6. For the system given by the equation at the top of the page,
   1. determine the solution when m=1, b=0.25, k=2, x(0)=2, dx/dt(0)=0 and F(t)=0; and,
   2. write a computer program to solve it using Euler's method and submit plots of the numerical solution and the exact solution for the same time interval.

For problem 3 are we to assume that gravity is the only force acting on the system, or is there still an Focoswt force?

NDChevy07 wrote:For problem 3 are we to assume that gravity is the only force acting on the system, or is there still an Focoswt force?

There is still an applied F(t), but it really doesn't matter too much. It just kind of goes along for the ride. The point of the problem is that g disappears if you measure the system from the equilibrium configuration, i.e., stretched by mg/k.

For problem 3a, are we still supposed to assume that b=0 and F(t)=Fo*cos(w*t)?

wgallag1 wrote:For problem 3a, are we still supposed to assume that b=0 and F(t)=Fo*cos(w*t)?

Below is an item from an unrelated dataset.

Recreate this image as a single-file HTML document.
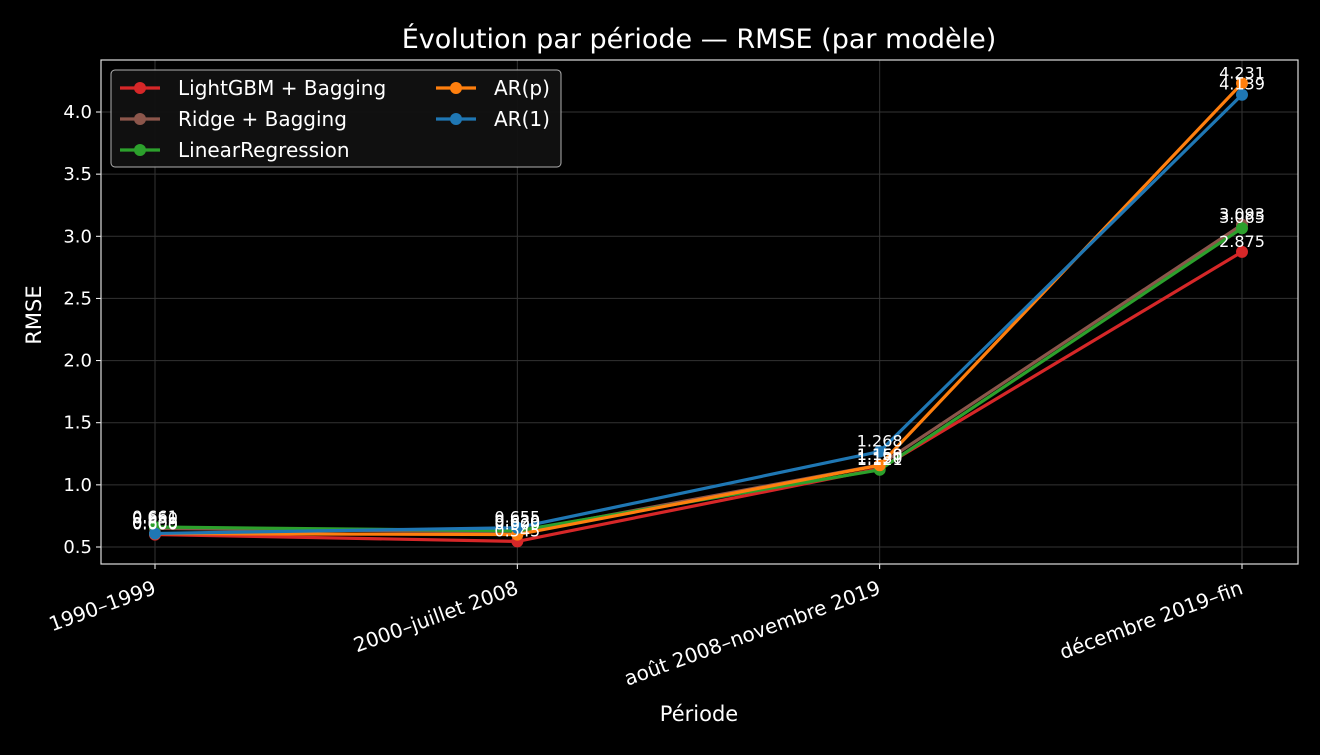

No, assume b isn't zero and F(t) is just unsepcified, i.e., keep it just as "F(t)." The point of the problem is that if you measure it using x then there is an mg in the problem, but if you use y there isn't.

A couple people came to my office hours and were worried about this problem because it seemed too short. There really isn't too much to it -- both parts are only one or two lines.

so which is it? which band haven't you seen?

acrutchf wrote:so which is it? which band haven't you seen?

Metallica